The first clock is the operating clock. It runs in days, weeks, and months. It is responsive, fast-moving, granular. It is, more or less, what the calendar shows you. The first clock is the work of running the business as it currently exists.
The second clock is the strategic clock. It runs in years and decades. It is slow, deliberate, and almost entirely invisible to anyone outside the leader's own head. The second clock is the work of building the business that doesn't exist yet — the next product line, the next leadership generation, the next geographic market, the next defensive moat.
Most senior leaders have a perfectly functional first clock. The crisis is that they have no second clock at all. They are running on the operating tempo of the business and assuming that strategic time will somehow take care of itself. It will not.
Section 04Building the second clock
The good news is that building a second clock is not particularly difficult, once you accept that it must be done deliberately. Three things tend to be necessary.
First, a standing block. A weekly or bi-weekly block of two to four hours, on the calendar, in the same slot every time, with a label that does not include the word "meeting." The most common label I have seen is simply Think. The block is sacred. It is moved only for genuine emergencies. The leader's assistant is empowered to decline meeting requests that conflict with it, by name.
Second, a thinking artefact. The standing block is wasted if the leader sits in it and stares at email. The leaders who use the second clock well always have a written artefact they are working on — a one-page strategy memo, a long-form note to the board, a personal essay about the next three years. The artefact is what gives the time its shape. Without it, the time evaporates.
Third, a different physical location. This sounds trivial and is not. The first clock and the second clock require different kinds of attention, and most leaders find that they cannot switch between them in the same chair. The leaders I know who do this best have a ritual — a different desk, a coffee shop, a walk before they sit down, a particular notebook. The ritual is a signal to themselves that they are now on the second clock, and the operating tempo no longer applies.
None of this is exotic. What is exotic is the discipline to actually do it — week after week, while the first clock is screaming at you to come back.
Holding both at once.
The point is not to escape the calendar. The calendar is, for a senior leader, mostly correct about the day-to-day. The point is to refuse the assumption that the calendar is a complete description of your job — and to build a second, parallel system that handles the part of your work the calendar cannot see.
The leaders who do this best do not feel less busy. They feel, if anything, more demanded of, because the second clock adds work rather than subtracting it. But they do feel something else: a sense that they are no longer being run by the week, that the organization is being moved somewhere on purpose, that they have a view of the long arc and not just the next inbox.
Building the second clock
- The calendar is blind to importance. It rewards urgency and punishes thinking. It is a necessary but incomplete description of a senior leader's job.
- Most leaders run only the first clock. The operating tempo is functional; the strategic tempo is missing.
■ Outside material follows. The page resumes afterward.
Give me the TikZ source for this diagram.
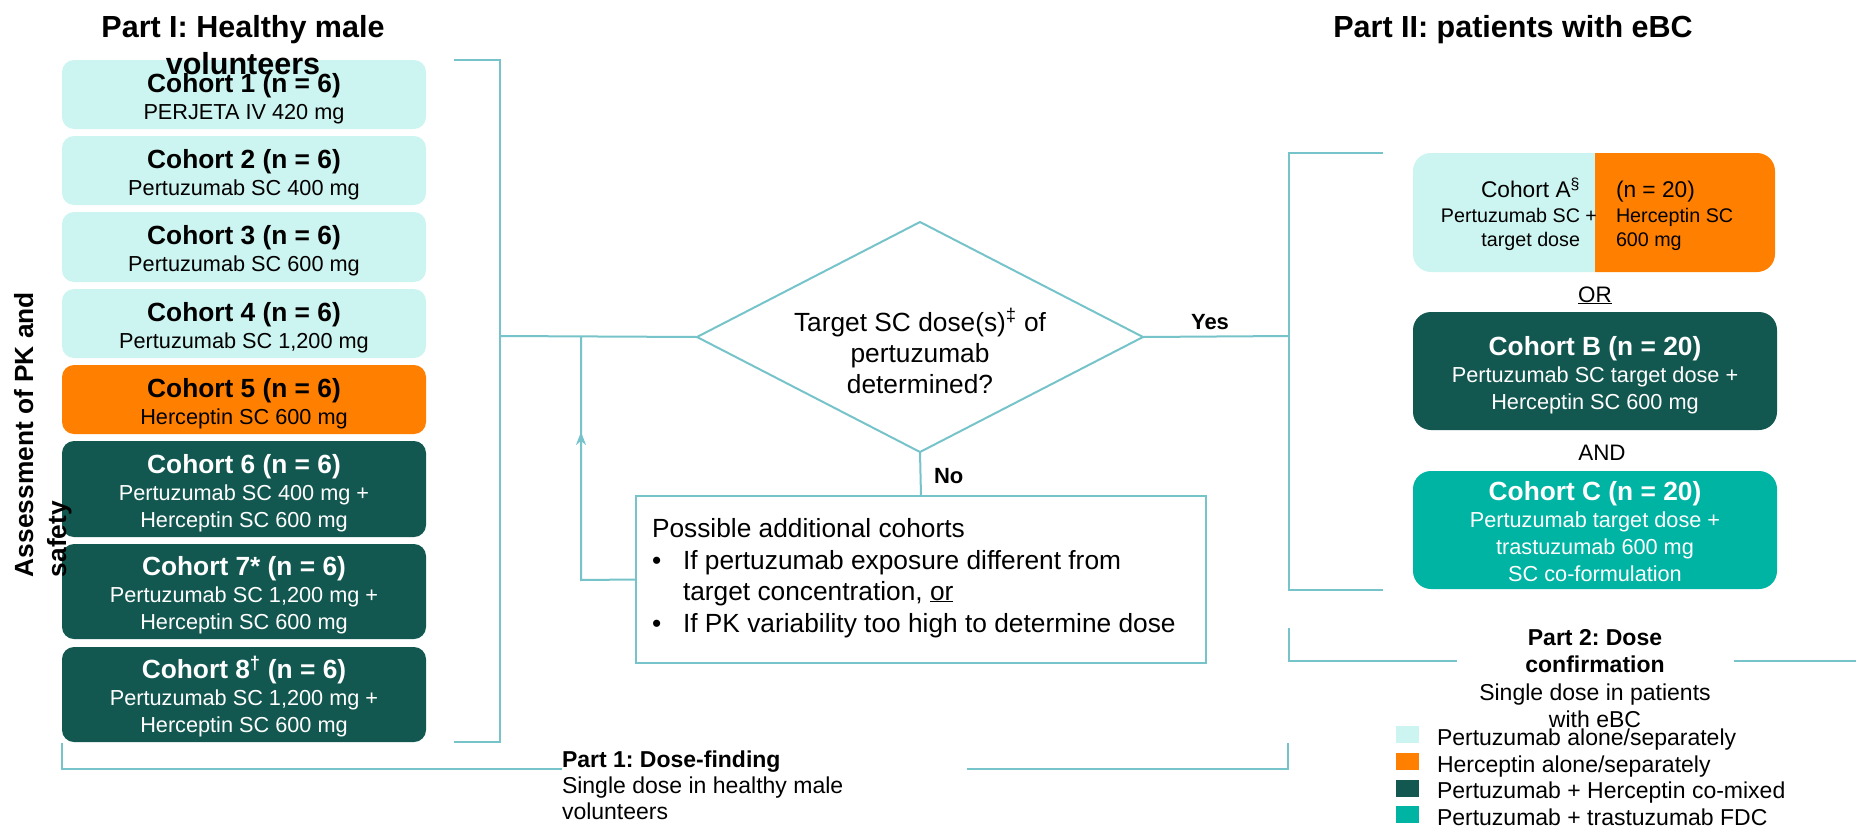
\documentclass[tikz,border=0pt]{standalone}
\usepackage{fontspec}
\setmainfont{Liberation Sans}
\usetikzlibrary{shapes.geometric,arrows.meta}
\frenchspacing
\definecolor{lightC}{HTML}{CCF4F0}
\definecolor{orangeC}{HTML}{FF7F00}
\definecolor{darkC}{HTML}{135850}
\definecolor{tealC}{HTML}{00B4A4}
\definecolor{lineC}{HTML}{76C3CA}
\newcommand\xTitle{\fontsize{30.5}{36}\selectfont\bfseries}
\newcommand\xCoh{\fontsize{26.3}{27}\selectfont\bfseries}
\newcommand\xSub{\fontsize{21.7}{27}\selectfont}
\newcommand\xDia{\fontsize{26.3}{31}\selectfont}
\newcommand\xLeg{\fontsize{23}{27}\selectfont}
\newcommand\xLegB{\fontsize{23}{27}\selectfont\bfseries}
\newcommand\xYN{\fontsize{22}{26}\selectfont\bfseries}
\newcommand\xCA{\fontsize{22.7}{25}\selectfont}
\newcommand\xCAs{\fontsize{19.7}{25}\selectfont}
\newcommand\xOR{\fontsize{22.4}{26}\selectfont}
\newcommand\xRot{\fontsize{26.3}{33}\selectfont\bfseries}
\newcommand\tstrut{\rule{0pt}{27pt}}
\newcommand\bstrut{\rule[-4.6pt]{0pt}{4.6pt}}
\begin{document}
\frenchspacing
\begin{tikzpicture}[x=1pt,y=-1pt,
  every node/.style={inner sep=0pt, outer sep=0pt},
  ln/.style={draw=lineC, line width=2pt},
  cbox/.style={rounded corners=12pt, minimum width=364pt, align=center, font=\xSub},
  rbox/.style={rounded corners=18pt, minimum width=364pt, minimum height=118pt, align=center, font=\xSub, text=white},
  swatch/.style={minimum width=23pt, minimum height=17pt}]
\useasboundingbox (0,0) rectangle (1856,830);

% ---------- Part I cohorts ----------
\node[cbox, fill=lightC, minimum height=69pt] (c1) at (244,94.5) {\tstrut{\xCoh Cohort 1 (n = 6)}\\PERJETA IV 420 mg};
\node[cbox, fill=lightC, minimum height=69pt] (c2) at (244,170.5) {\tstrut{\xCoh Cohort 2 (n = 6)}\\Pertuzumab SC 400 mg};
\node[cbox, fill=lightC, minimum height=70pt] (c3) at (244,247) {\tstrut{\xCoh Cohort 3 (n = 6)}\\Pertuzumab SC 600 mg};
\node[cbox, fill=lightC, minimum height=69pt] (c4) at (244,323.5) {\tstrut{\xCoh Cohort 4 (n = 6)}\\Pertuzumab SC 1,200 mg};
\node[cbox, fill=orangeC, minimum height=69pt] (c5) at (244,399.5) {\tstrut{\xCoh Cohort 5 (n = 6)}\\Herceptin SC 600 mg};
\node[cbox, fill=darkC, text=white, minimum height=96pt] (c6) at (244,489) {\tstrut{\xCoh Cohort 6 (n = 6)}\\Pertuzumab SC 400 mg +\\Herceptin SC 600 mg};
\node[cbox, fill=darkC, text=white, minimum height=95pt] (c7) at (244,591.5) {\tstrut{\xCoh Cohort 7* (n = 6)}\\Pertuzumab SC 1,200 mg +\\Herceptin SC 600 mg};
\node[cbox, fill=darkC, text=white, minimum height=95pt] (c8) at (244,694.5) {\tstrut{\xCoh Cohort 8\textsuperscript{†} (n = 6)}\\Pertuzumab SC 1,200 mg +\\Herceptin SC 600 mg};

% titles
\node[anchor=base, font=\xTitle] (t1a) at (243,37) {Part I: Healthy male};
\node[anchor=base, font=\xTitle] (t1b) at (243,74) {volunteers};
\node[anchor=base, font=\xTitle] (t2) at (1513,37) {Part II: patients with eBC};

% rotated side label
\node[rotate=90, anchor=base west, font=\xRot] (rot1) at (33,577) {Assessment of PK and};
\node[rotate=90, anchor=base west, font=\xRot] (rot2) at (66,577) {safety};

% ---------- left bracket ----------
\coordinate (lbt) at (454,60);
\coordinate (lbtc) at (500,60);
\coordinate (lbbc) at (500,742);
\coordinate (lbb) at (454,742);
\coordinate (lbm) at (500,336);
\draw[ln] (lbt) -- (lbtc) -- (lbbc) -- (lbb);

% ---------- decision ----------
\node[diamond, draw=lineC, line width=2pt, minimum width=446pt, minimum height=230pt] (dec) at (920,337) {};
\node[anchor=base, font=\xDia] (d1) at (920,331) {Target SC dose(s)\textsuperscript{‡} of};
\node[anchor=base, font=\xDia] (d2) at (920,362) {pertuzumab};
\node[anchor=base, font=\xDia] (d3) at (920,393) {determined?};
\draw[ln] (lbm) -- (dec.west);

% additional cohorts box
\node[draw=lineC, line width=2pt, minimum width=570pt, minimum height=167pt] (addbox) at (921,579.5) {};
\node[anchor=base west, font=\xDia] (a1) at (652,537) {Possible additional cohorts};
\node[anchor=base west, font=\xDia] (ab1) at (652,569) {\textbullet};
\node[anchor=base west, font=\xDia] (a2) at (683,569) {If pertuzumab exposure different from};
\node[anchor=base west, font=\xDia] (a3) at (683,600) {target concentration, \underline{or}};
\node[anchor=base west, font=\xDia] (ab2) at (652,632) {\textbullet};
\node[anchor=base west, font=\xDia] (a4) at (683,632) {If PK variability too high to determine dose};

\draw[ln] (dec.south) -- (addbox.north);
\node[anchor=base west, font=\xYN] (no) at (934,483) {No};

% feedback loop
\coordinate (fbc) at (581,580);
\coordinate (fbtop) at (581,336);
\coordinate (fbarr) at (581,432);
\draw[ln] (addbox.west) -- (fbc) -- (fbtop);
\draw[ln, -{Stealth[length=13pt, width=10pt, inset=4pt]}] (fbc) -- (fbarr);

% yes branch
\coordinate (rbm) at (1289,336);
\draw[ln] (dec.east) -- (rbm);
\node[anchor=base, font=\xYN] (yes) at (1210,329) {Yes};

% ---------- right bracket ----------
\coordinate (rbt) at (1383,153);
\coordinate (rbtc) at (1289,153);
\coordinate (rbbc) at (1289,590);
\coordinate (rbb) at (1383,590);
\draw[ln] (rbt) -- (rbtc) -- (rbbc) -- (rbb);

% ---------- Part II cohorts ----------
\begin{scope}
  \clip (1400,140) rectangle (1595,290);
  \fill[lightC, rounded corners=18pt] (1413,153) rectangle (1775,272);
\end{scope}
\begin{scope}
  \clip (1595,140) rectangle (1790,290);
  \fill[orangeC, rounded corners=18pt] (1413,153) rectangle (1775,272);
\end{scope}
\node[anchor=base east, font=\xCA] (cAl1) at (1580,197) {Cohort A\textsuperscript{§}};
\node[anchor=base east, font=\xCAs] (cAl2) at (1580,222) {Pertuzumab SC\rlap{ +}};
\node[anchor=base east, font=\xCAs] (cAl3) at (1580,246) {target dose};
\node[anchor=base west, font=\xCA] (cAr1) at (1616,197) {(n = 20)};
\node[anchor=base west, font=\xCAs] (cAr2) at (1616,222) {Herceptin SC};
\node[anchor=base west, font=\xCAs] (cAr3) at (1616,246) {600 mg};

\node[anchor=base, font=\xOR] (or) at (1595,302) {\underline{OR}};
\node[rbox, fill=darkC] (cB) at (1595,371) {\tstrut{\xCoh Cohort B (n = 20)}\\Pertuzumab SC target dose +\\Herceptin SC 600 mg};
\node[anchor=base, font=\xOR] (and) at (1602,460) {AND};
\node[rbox, fill=tealC] (cC) at (1595,530) {\tstrut{\xCoh Cohort C (n = 20)}\\Pertuzumab target dose +\\trastuzumab 600 mg\\SC co-formulation\bstrut};

% ---------- Part 2 bracket ----------
\coordinate (p2a) at (1289,628);
\coordinate (p2b) at (1289,661);
\coordinate (p2c) at (1457,661);
\coordinate (p2d) at (1734,661);
\coordinate (p2e) at (1856,661);
\draw[ln] (p2a) -- (p2b) -- (p2c);
\draw[ln] (p2d) -- (p2e);
\node[anchor=base, font=\xLegB] (p2t1) at (1595,645) {Part 2: Dose};
\node[anchor=base, font=\xLegB] (p2t2) at (1595,672) {confirmation};
\node[anchor=base, font=\xLeg] (p2t3) at (1595,700) {Single dose in patients};
\node[anchor=base, font=\xLeg] (p2t4) at (1595,727) {with eBC};

% ---------- Part 1 bracket ----------
\coordinate (p1a) at (62,743);
\coordinate (p1b) at (62,769);
\coordinate (p1c) at (562,769);
\coordinate (p1d) at (967,769);
\coordinate (p1e) at (1288,769);
\coordinate (p1f) at (1288,743);
\draw[ln] (p1a) -- (p1b) -- (p1c);
\draw[ln] (p1d) -- (p1e) -- (p1f);
\node[anchor=base west, font=\xLegB] (p1t1) at (562,767) {Part 1: Dose-finding};
\node[anchor=base west, font=\xLeg] (p1t2) at (562,793) {Single dose in healthy male};
\node[anchor=base west, font=\xLeg] (p1t3) at (562,819) {volunteers};

% ---------- legend ----------
\node[swatch, fill=lightC] (lg1) at (1407.5,734.5) {};
\node[swatch, fill=orangeC] (lg2) at (1407.5,761.5) {};
\node[swatch, fill=darkC] (lg3) at (1407.5,788.5) {};
\node[swatch, fill=tealC] (lg4) at (1407.5,814.5) {};
\node[anchor=base west, font=\xLeg] (lt1) at (1437,745) {Pertuzumab alone/separately};
\node[anchor=base west, font=\xLeg] (lt2) at (1437,772) {Herceptin alone/separately};
\node[anchor=base west, font=\xLeg] (lt3) at (1437,798) {Pertuzumab + Herceptin co-mixed};
\node[anchor=base west, font=\xLeg] (lt4) at (1437,825) {Pertuzumab + trastuzumab FDC};
\end{tikzpicture}
\end{document}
- Build a standing block. Weekly or bi-weekly, two to four hours, same slot, sacred. Label it Think.
- Anchor the block to an artefact. A memo, a strategy note, an essay. Without an artefact, the time evaporates.
- Change physical context. A different desk, a different room, a different ritual. The cue matters more than it should.
If your last three months were spent entirely on the first clock, the question to ask yourself is not where did the time go. It is the harder one: what am I no longer thinking about, that only I can think about?
That, in the end, is the cost of managing by calendar alone.